Among other efforts, the company is rolling out several changes to its Vine unit, which aim to bypass common connectivity and user-friendliness issues.
“Now, when you open Vine, you’ll see that posts show up more quickly, even if you have a slower Internet connection or if you’re offline,” Michel Loenngren, senior iOS Engineer at Vines, explains in a new blog post.
To improve speeds and allow users to view Vines without a Web connection, Vine now initiates the downloading process before the app is technically opened.
“We’ve also implemented network caching and introduced a new, smaller video file size that can be downloaded much faster when someone has a slower Internet connection,” according to Loenngren.
With video clearly on the brain, Twitter just acquired live-streaming app Periscope -- a deal that reportedly set the company back between $50 million to $100 million.
To better team up advertisers with social media influencers, Twitter also recently bought Niche -- a start-up that teams up advertisers with social media influencers, and Vine influencers in particular.
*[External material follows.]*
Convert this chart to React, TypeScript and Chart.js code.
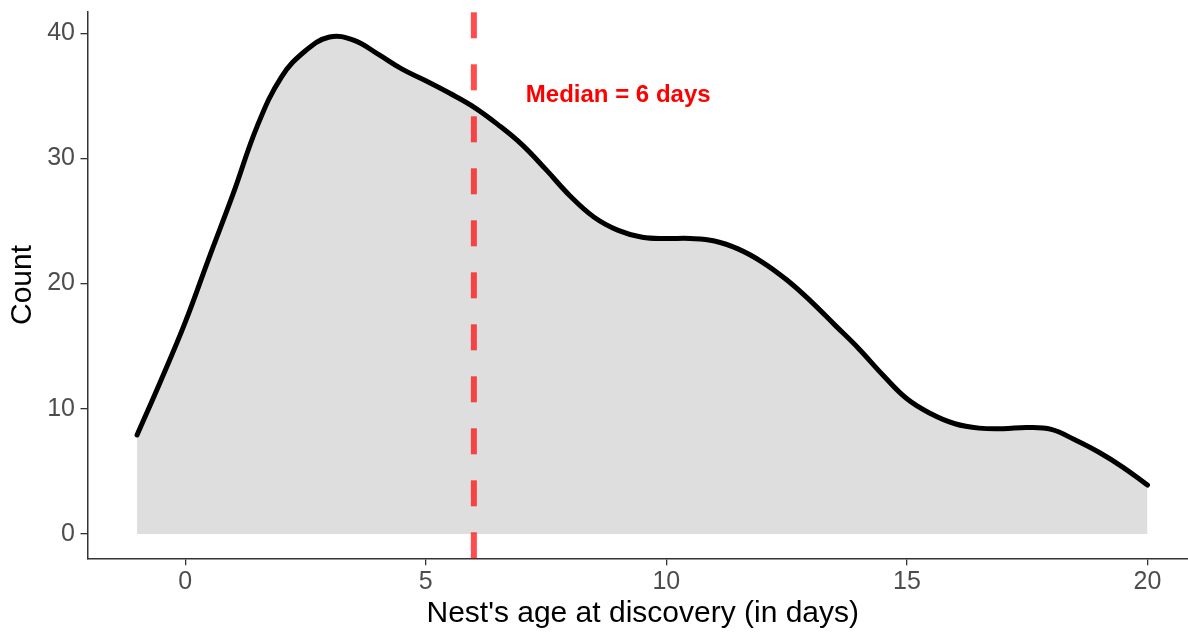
import { useEffect, useRef } from "react";
import { Chart, registerables } from "chart.js";

Chart.register(...registerables);

// Nest's age at discovery (days) and smoothed count
const ageDays = [
  -1, -0.5, 0, 0.5, 1, 1.5, 2, 2.5, 3, 3.5, 4, 4.5, 5, 5.5, 6, 6.5, 7, 7.5, 8, 8.5,
  9, 9.5, 10, 10.5, 11, 11.5, 12, 12.5, 13, 13.5, 14, 14.5, 15, 15.5, 16, 16.5, 17,
  17.5, 18, 18.5, 19, 19.5, 20,
];
const nestCount = [
  7.9, 12.3, 16.9, 22.1, 27.2, 32.6, 36.5, 38.6, 39.7, 39.45, 38.35, 37.15, 36.2, 35.2,
  34.1, 32.7, 31.1, 29.1, 27.0, 25.3, 24.25, 23.7, 23.6, 23.6, 23.4, 22.75, 21.7, 20.3,
  18.6, 16.7, 14.8, 12.7, 10.8, 9.6, 8.8, 8.45, 8.4, 8.5, 8.35, 7.5, 6.5, 5.3, 3.9,
];
const xTickValues = [0, 5, 10, 15, 20];
const yTickValues = [0, 10, 20, 30, 40];
const medianDay = [6];
const medianLabel = ["Median = 6 days"];
const medianLabelAt = [9, 35];
const xTitle = "Nest's age at discovery (in days)";
const yTitle = "Count";

const FONT = '"Liberation Sans", Arial, Helvetica, sans-serif';

export default function App() {
  const ref = useRef<HTMLCanvasElement>(null);

  useEffect(() => {
    const canvas = ref.current;
    if (!canvas) return;

    const medianPlugin = {
      id: "medianLine",
      afterDatasetsDraw(chart: any) {
        const { ctx, chartArea, scales } = chart;
        const x = scales.x.getPixelForValue(medianDay[0]);
        ctx.save();
        ctx.beginPath();
        ctx.setLineDash([26, 26]);
        ctx.lineCap = "butt";
        ctx.lineWidth = 6;
        ctx.strokeStyle = "rgba(255,0,0,0.7)";
        ctx.moveTo(x, chartArea.bottom);
        ctx.lineTo(x, chartArea.top);
        ctx.stroke();
        ctx.setLineDash([]);
        ctx.font = `bold 24px ${FONT}`;
        ctx.fillStyle = "#FF0000";
        ctx.textAlign = "center";
        ctx.textBaseline = "middle";
        ctx.fillText(
          medianLabel[0],
          scales.x.getPixelForValue(medianLabelAt[0]),
          scales.y.getPixelForValue(medianLabelAt[1])
        );
        ctx.restore();
      },
    };

    const chart = new Chart(canvas, {
      type: "line",
      data: {
        datasets: [
          {
            data: ageDays.map((x, i) => ({ x, y: nestCount[i] })),
            borderColor: "#000000",
            borderWidth: 5,
            backgroundColor: "#DEDEDE",
            fill: "origin",
            pointRadius: 0,
            tension: 0.4,
            borderCapStyle: "round",
            borderJoinStyle: "round",
          },
        ],
      },
      options: {
        responsive: false,
        animation: false,
        devicePixelRatio: 1,
        layout: { padding: { top: 11.7, right: 0, bottom: 0, left: 0 } },
        plugins: { legend: { display: false }, tooltip: { enabled: false } },
        scales: {
          x: {
            type: "linear",
            min: -2.03,
            max: 21.05,
            afterBuildTicks: (s: any) => {
              s.ticks = xTickValues.map((v) => ({ value: v }));
            },
            afterFit: (s: any) => {
              s.height = 78.7;
              s.paddingLeft = 0;
              s.paddingRight = 0;
            },
            grid: {
              display: true,
              drawOnChartArea: false,
              drawTicks: true,
              tickLength: 7,
              color: "#333333",
              lineWidth: 1.3,
            },
            border: { display: true, color: "#333333", width: 1.5 },
            ticks: {
              color: "#4D4D4D",
              font: { family: FONT, size: 25 },
              padding: 2,
              maxRotation: 0,
              autoSkip: false,
              callback: (v: any) => String(v),
            },
            title: {
              display: true,
              text: xTitle,
              color: "#000000",
              font: { family: FONT, size: 30 },
              padding: { top: 0, bottom: 5 },
            },
          },
          y: {
            type: "linear",
            min: -1.95,
            max: 41.72,
            afterBuildTicks: (s: any) => {
              s.ticks = yTickValues.map((v) => ({ value: v }));
            },
            afterFit: (s: any) => {
              s.width = 87.5;
              s.paddingTop = 0;
              s.paddingBottom = 0;
            },
            grid: {
              display: true,
              drawOnChartArea: false,
              drawTicks: true,
              tickLength: 7,
              color: "#333333",
              lineWidth: 1.3,
            },
            border: { display: true, color: "#333333", width: 1.5 },
            ticks: {
              color: "#4D4D4D",
              font: { family: FONT, size: 25 },
              padding: 5.5,
              autoSkip: false,
              callback: (v: any) => String(v),
            },
            title: {
              display: true,
              text: yTitle,
              color: "#000000",
              font: { family: FONT, size: 30 },
              padding: { top: 5, bottom: 0 },
            },
          },
        },
      },
      plugins: [medianPlugin],
    } as any);

    return () => chart.destroy();
  }, []);

  return (
    <div
      style={{
        position: "fixed",
        left: 0,
        top: 0,
        width: 1188,
        height: 637,
        overflow: "hidden",
        background: "#ffffff",
      }}
    >
      <canvas ref={ref} width={1198} height={637} style={{ display: "block" }} />
    </div>
  );
}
Launched in late 2013, Niche started working with Twitter and Vine soon after.
In addition to matching content creators with brands, Niche offers free cross-platform analytics. Financial terms of the deal were not disclosed, but reports put it at around $30 million.
Long a growth engine for digital advertising, video has become increasingly key to the fortunes of social giants like Facebook and Twitter. Indeed, video will drive Twitter’s advertising business in 2015, according to a recent report from the equity research team at J.P. Morgan.
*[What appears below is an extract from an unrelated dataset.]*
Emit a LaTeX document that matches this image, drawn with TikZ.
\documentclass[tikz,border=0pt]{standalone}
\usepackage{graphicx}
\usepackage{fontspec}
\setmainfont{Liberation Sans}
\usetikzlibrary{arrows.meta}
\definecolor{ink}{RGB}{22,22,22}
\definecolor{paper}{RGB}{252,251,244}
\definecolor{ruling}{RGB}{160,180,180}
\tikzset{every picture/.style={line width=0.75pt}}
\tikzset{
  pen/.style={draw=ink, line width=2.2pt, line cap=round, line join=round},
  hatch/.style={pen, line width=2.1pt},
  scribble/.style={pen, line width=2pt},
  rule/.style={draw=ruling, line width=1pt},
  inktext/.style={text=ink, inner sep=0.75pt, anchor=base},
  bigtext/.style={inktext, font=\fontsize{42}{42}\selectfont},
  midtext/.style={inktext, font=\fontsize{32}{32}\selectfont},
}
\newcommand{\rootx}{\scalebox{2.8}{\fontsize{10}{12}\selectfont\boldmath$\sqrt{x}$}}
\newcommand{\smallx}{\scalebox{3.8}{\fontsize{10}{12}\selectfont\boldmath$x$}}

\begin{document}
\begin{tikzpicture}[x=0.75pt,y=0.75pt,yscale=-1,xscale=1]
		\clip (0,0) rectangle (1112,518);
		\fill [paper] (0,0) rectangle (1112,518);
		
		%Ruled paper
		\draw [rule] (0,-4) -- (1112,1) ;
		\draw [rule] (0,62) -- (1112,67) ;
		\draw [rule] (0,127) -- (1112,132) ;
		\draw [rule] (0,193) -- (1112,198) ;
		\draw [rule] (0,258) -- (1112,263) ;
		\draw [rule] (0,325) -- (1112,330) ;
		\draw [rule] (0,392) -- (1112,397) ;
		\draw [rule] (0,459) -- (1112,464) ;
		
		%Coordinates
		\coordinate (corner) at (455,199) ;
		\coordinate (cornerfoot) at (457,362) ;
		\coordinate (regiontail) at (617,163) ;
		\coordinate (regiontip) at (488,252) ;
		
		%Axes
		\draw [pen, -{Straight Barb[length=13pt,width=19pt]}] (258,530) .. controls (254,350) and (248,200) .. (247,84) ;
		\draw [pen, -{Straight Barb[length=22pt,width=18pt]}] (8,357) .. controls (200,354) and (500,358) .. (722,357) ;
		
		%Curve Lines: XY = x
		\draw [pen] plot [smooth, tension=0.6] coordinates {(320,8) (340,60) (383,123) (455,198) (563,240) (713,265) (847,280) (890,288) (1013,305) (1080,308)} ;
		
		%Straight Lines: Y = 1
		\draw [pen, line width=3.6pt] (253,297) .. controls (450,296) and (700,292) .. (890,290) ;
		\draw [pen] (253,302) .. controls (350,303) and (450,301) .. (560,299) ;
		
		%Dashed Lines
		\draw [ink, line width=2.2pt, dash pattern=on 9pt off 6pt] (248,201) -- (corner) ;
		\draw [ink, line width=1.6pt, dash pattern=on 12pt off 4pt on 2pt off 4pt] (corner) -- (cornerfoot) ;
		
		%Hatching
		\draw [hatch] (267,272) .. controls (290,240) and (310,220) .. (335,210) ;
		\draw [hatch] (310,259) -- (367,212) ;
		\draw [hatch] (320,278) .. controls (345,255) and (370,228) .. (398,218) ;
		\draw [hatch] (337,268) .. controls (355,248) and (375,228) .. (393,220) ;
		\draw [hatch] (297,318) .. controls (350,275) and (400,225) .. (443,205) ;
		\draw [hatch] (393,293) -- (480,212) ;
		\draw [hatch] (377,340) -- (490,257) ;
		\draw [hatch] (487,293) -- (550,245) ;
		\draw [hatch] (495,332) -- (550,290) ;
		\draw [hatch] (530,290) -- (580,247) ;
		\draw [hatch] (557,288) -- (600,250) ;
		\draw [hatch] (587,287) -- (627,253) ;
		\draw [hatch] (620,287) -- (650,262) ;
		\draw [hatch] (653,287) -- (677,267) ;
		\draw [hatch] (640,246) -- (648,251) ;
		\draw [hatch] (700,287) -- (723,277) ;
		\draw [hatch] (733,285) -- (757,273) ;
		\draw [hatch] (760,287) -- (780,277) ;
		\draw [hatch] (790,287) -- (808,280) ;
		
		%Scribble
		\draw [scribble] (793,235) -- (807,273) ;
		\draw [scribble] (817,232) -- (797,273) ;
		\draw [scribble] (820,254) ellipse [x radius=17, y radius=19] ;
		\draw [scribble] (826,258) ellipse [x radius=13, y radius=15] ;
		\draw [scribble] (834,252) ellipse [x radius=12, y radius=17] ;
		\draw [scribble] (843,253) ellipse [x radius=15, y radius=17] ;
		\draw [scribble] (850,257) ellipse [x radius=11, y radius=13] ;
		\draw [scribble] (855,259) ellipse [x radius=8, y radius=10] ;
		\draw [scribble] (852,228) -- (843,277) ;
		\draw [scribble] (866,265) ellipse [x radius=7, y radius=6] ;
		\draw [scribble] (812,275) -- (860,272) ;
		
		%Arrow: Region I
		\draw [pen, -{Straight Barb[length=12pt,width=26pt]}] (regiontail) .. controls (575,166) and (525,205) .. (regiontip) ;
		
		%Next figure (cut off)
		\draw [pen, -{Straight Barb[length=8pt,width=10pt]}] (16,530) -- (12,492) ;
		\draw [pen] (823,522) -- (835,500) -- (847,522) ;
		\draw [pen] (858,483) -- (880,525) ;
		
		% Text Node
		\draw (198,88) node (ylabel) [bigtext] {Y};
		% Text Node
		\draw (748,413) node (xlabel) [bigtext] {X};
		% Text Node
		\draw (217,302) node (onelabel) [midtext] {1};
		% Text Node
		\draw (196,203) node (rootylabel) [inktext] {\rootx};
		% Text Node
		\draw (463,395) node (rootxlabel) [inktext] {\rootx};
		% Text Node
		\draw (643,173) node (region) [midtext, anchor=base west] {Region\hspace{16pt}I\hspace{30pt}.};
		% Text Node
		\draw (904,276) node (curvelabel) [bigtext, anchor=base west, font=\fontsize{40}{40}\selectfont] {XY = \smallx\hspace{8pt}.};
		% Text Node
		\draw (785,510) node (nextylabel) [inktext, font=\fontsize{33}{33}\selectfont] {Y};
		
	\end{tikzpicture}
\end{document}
In 2015, “Twitter … will likely become an increasingly important form of engagement for brands given the ability to communicate with consumers in real-time and now to utilize video more effectively on the platform,” the team at J.P. Morgan predicted.
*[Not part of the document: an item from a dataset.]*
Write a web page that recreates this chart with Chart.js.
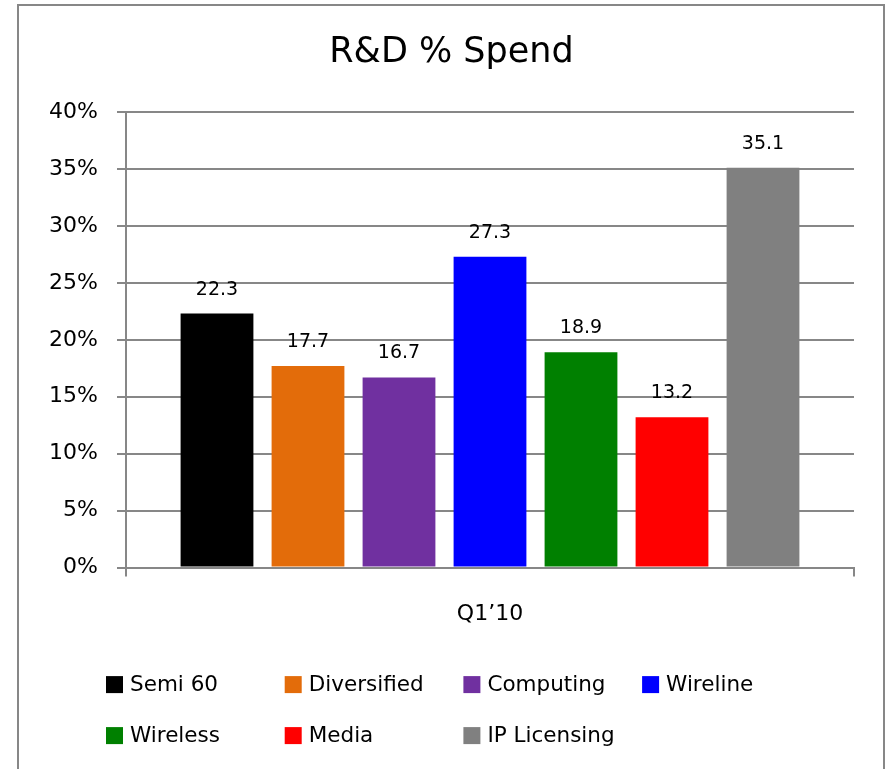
<!DOCTYPE html>
<html>
<head>
<meta charset="utf-8">
<script src="https://cdn.jsdelivr.net/npm/chart.js@4.4.0/dist/chart.umd.min.js"></script>
<style>
  html, body { margin: 0; padding: 0; background: #fff; }
  #frame { position: absolute; left: 17px; top: 4px; width: 864px; height: 820px; border: 2px solid #878787; }
  #wrap { position: absolute; left: 0; top: 0; width: 887px; height: 769px; }
</style>
</head>
<body>
<div id="frame"></div>
<div id="wrap"><canvas id="rdChart"></canvas></div>
<script>
// data
const categories = ['Q1’10'];
const seriesNames = ['Semi 60', 'Diversified', 'Computing', 'Wireline', 'Wireless', 'Media', 'IP Licensing'];
const seriesValues = [22.3, 17.7, 16.7, 27.3, 18.9, 13.2, 35.1];
const seriesColors = ['#000000', '#E36C0A', '#7030A0', '#0000FF', '#008000', '#FF0000', '#808080'];
const yTickValues = [0, 5, 10, 15, 20, 25, 30, 35, 40];

const gridGray = '#878787';
Chart.defaults.font.family = '"DejaVu Sans", sans-serif';
Chart.defaults.color = '#000';

// value above every bar, placed from the bar element itself
const valueLabels = {
  id: 'valueLabels',
  afterDatasetsDraw(chart) {
    const ctx = chart.ctx;
    ctx.save();
    ctx.font = '19px "DejaVu Sans"';
    ctx.fillStyle = '#000';
    ctx.textAlign = 'center';
    ctx.textBaseline = 'alphabetic';
    chart.data.datasets.forEach((ds, i) => {
      chart.getDatasetMeta(i).data.forEach((bar, j) => {
        ctx.fillText(ds.data[j].toFixed(1), bar.x, bar.y - 19);
      });
    });
    ctx.restore();
  }
};

// legend in a 4 column grid under the axis
const gridLegend = {
  id: 'gridLegend',
  afterDraw(chart) {
    const ctx = chart.ctx;
    const top = chart.chartArea.bottom + 117;
    ctx.save();
    ctx.font = '21.5px "DejaVu Sans"';
    ctx.textBaseline = 'middle';
    ctx.textAlign = 'left';
    chart.data.datasets.forEach((ds, i) => {
      const col = i % 4, row = Math.floor(i / 4);
      const x = 106 + col * 178.7;
      const y = top + row * 51;
      ctx.fillStyle = ds.backgroundColor;
      ctx.fillRect(x, y - 8.5, 17, 17);
      ctx.fillStyle = '#000';
      ctx.fillText(ds.label, x + 24, y + 1);
    });
    ctx.restore();
  }
};

const ctx = document.getElementById('rdChart').getContext('2d');
const rdChart = new Chart(ctx, {
  type: 'bar',
  data: {
    labels: categories,
    datasets: seriesNames.map((name, i) => ({
      label: name,
      data: [seriesValues[i]],
      backgroundColor: seriesColors[i],
      borderWidth: 0,
      inflateAmount: 0,
      categoryPercentage: 0.875,
      barPercentage: 0.8
    }))
  },
  options: {
    responsive: true,
    maintainAspectRatio: false,
    animation: false,
    layout: {
      padding: { left: 49, right: 33, top: 32, bottom: 118 }
    },
    plugins: {
      title: {
        display: true,
        text: 'R&D % Spend',
        color: '#000',
        font: { size: 35, weight: 'normal' },
        padding: { top: 0, bottom: 38 }
      },
      legend: { display: false },
      tooltip: { enabled: false }
    },
    scales: {
      x: {
        offset: true,
        grid: {
          offset: true,
          drawOnChartArea: false,
          drawTicks: true,
          tickLength: 9,
          color: gridGray,
          lineWidth: 2
        },
        border: { display: true, color: gridGray, width: 2 },
        ticks: { color: '#000', font: { size: 22 }, padding: 24 }
      },
      y: {
        min: yTickValues[0],
        max: yTickValues[yTickValues.length - 1],
        afterFit(scale) { scale.width = 77; },
        ticks: {
          stepSize: yTickValues[1] - yTickValues[0],
          callback: v => v + '%',
          color: '#000',
          font: { size: 22 },
          padding: 19
        },
        grid: { color: gridGray, lineWidth: 2, tickLength: 9 },
        border: { display: true, color: gridGray, width: 2 }
      }
    }
  },
  plugins: [valueLabels, gridLegend]
});
</script>
</body>
</html>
Despite its promise, Twitter only recently introduced a video platform. Videos can be 30 seconds long and be uploaded, edited and shared directly from Twitter’s flagship platform.
At least on the surface, rivals say they welcome increased competition from Twitter and other video newcomers. At a recent industry event, Robert Kyncl, YouTube’s head of content, estimated the digital video market to be worth between $200 billion and $400 billion -- more than enough to go around, he said.
While estimating that a more modest $7.7 billion will go to digital video, this year, eMarketer suggested that 2015 is shaping up to be the year that social and video truly converge.